- DATASET EXTRACT -
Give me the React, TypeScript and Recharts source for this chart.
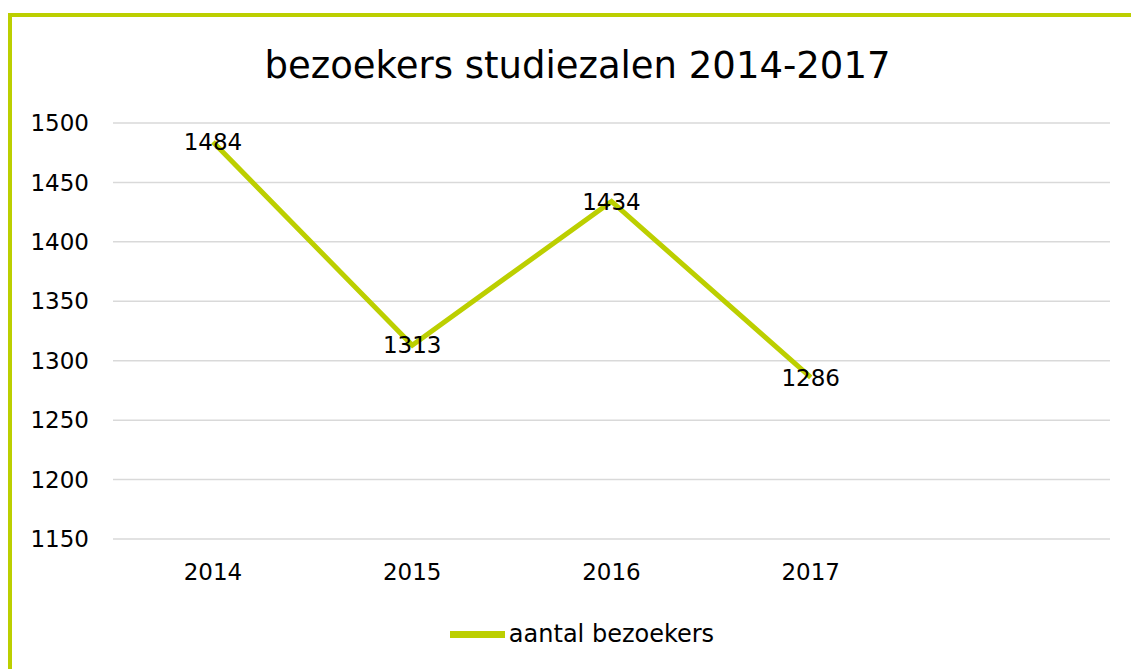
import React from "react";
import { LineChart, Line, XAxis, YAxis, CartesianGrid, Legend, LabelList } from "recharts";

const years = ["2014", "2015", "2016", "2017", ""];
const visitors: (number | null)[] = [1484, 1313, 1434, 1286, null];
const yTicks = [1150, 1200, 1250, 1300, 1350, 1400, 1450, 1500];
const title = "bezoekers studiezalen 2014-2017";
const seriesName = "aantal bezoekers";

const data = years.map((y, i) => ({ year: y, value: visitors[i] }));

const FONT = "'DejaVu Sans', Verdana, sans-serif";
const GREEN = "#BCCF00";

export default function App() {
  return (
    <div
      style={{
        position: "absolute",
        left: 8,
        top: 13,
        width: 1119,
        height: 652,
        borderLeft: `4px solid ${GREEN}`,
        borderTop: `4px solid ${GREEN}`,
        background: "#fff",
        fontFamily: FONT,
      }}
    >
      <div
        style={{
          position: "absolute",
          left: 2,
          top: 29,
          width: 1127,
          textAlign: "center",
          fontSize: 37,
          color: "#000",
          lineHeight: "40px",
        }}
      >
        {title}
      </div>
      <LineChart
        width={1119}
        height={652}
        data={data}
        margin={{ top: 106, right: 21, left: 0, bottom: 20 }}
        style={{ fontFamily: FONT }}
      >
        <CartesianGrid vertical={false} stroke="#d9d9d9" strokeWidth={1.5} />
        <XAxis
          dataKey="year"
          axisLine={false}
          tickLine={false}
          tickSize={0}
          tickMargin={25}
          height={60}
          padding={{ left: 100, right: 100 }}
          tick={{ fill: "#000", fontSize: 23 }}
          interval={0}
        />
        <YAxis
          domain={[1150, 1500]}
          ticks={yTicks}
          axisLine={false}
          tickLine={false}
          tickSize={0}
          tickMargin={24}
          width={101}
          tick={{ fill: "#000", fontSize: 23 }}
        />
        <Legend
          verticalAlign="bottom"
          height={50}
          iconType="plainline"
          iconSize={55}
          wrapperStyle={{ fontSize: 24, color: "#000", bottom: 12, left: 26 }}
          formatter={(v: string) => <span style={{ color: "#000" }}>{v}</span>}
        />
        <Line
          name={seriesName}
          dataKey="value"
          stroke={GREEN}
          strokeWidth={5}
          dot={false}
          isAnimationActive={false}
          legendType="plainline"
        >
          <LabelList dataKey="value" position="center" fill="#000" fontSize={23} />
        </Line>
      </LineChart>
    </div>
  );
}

- AIM -
Retype each line of the listing above word for word. Exclude the pictures.

- FULL SOLUTION -
Give me the React, TypeScript and Recharts source for this chart.
import React from "react";
import { LineChart, Line, XAxis, YAxis, CartesianGrid, Legend, LabelList } from "recharts";

const years = ["2014", "2015", "2016", "2017", ""];
const visitors: (number | null)[] = [1484, 1313, 1434, 1286, null];
const yTicks = [1150, 1200, 1250, 1300, 1350, 1400, 1450, 1500];
const title = "bezoekers studiezalen 2014-2017";
const seriesName = "aantal bezoekers";

const data = years.map((y, i) => ({ year: y, value: visitors[i] }));

const FONT = "'DejaVu Sans', Verdana, sans-serif";
const GREEN = "#BCCF00";

export default function App() {
  return (
    <div
      style={{
        position: "absolute",
        left: 8,
        top: 13,
        width: 1119,
        height: 652,
        borderLeft: `4px solid ${GREEN}`,
        borderTop: `4px solid ${GREEN}`,
        background: "#fff",
        fontFamily: FONT,
      }}
    >
      <div
        style={{
          position: "absolute",
          left: 2,
          top: 29,
          width: 1127,
          textAlign: "center",
          fontSize: 37,
          color: "#000",
          lineHeight: "40px",
        }}
      >
        {title}
      </div>
      <LineChart
        width={1119}
        height={652}
        data={data}
        margin={{ top: 106, right: 21, left: 0, bottom: 20 }}
        style={{ fontFamily: FONT }}
      >
        <CartesianGrid vertical={false} stroke="#d9d9d9" strokeWidth={1.5} />
        <XAxis
          dataKey="year"
          axisLine={false}
          tickLine={false}
          tickSize={0}
          tickMargin={25}
          height={60}
          padding={{ left: 100, right: 100 }}
          tick={{ fill: "#000", fontSize: 23 }}
          interval={0}
        />
        <YAxis
          domain={[1150, 1500]}
          ticks={yTicks}
          axisLine={false}
          tickLine={false}
          tickSize={0}
          tickMargin={24}
          width={101}
          tick={{ fill: "#000", fontSize: 23 }}
        />
        <Legend
          verticalAlign="bottom"
          height={50}
          iconType="plainline"
          iconSize={55}
          wrapperStyle={{ fontSize: 24, color: "#000", bottom: 12, left: 26 }}
          formatter={(v: string) => <span style={{ color: "#000" }}>{v}</span>}
        />
        <Line
          name={seriesName}
          dataKey="value"
          stroke={GREEN}
          strokeWidth={5}
          dot={false}
          isAnimationActive={false}
          legendType="plainline"
        >
          <LabelList dataKey="value" position="center" fill="#000" fontSize={23} />
        </Line>
      </LineChart>
    </div>
  );
}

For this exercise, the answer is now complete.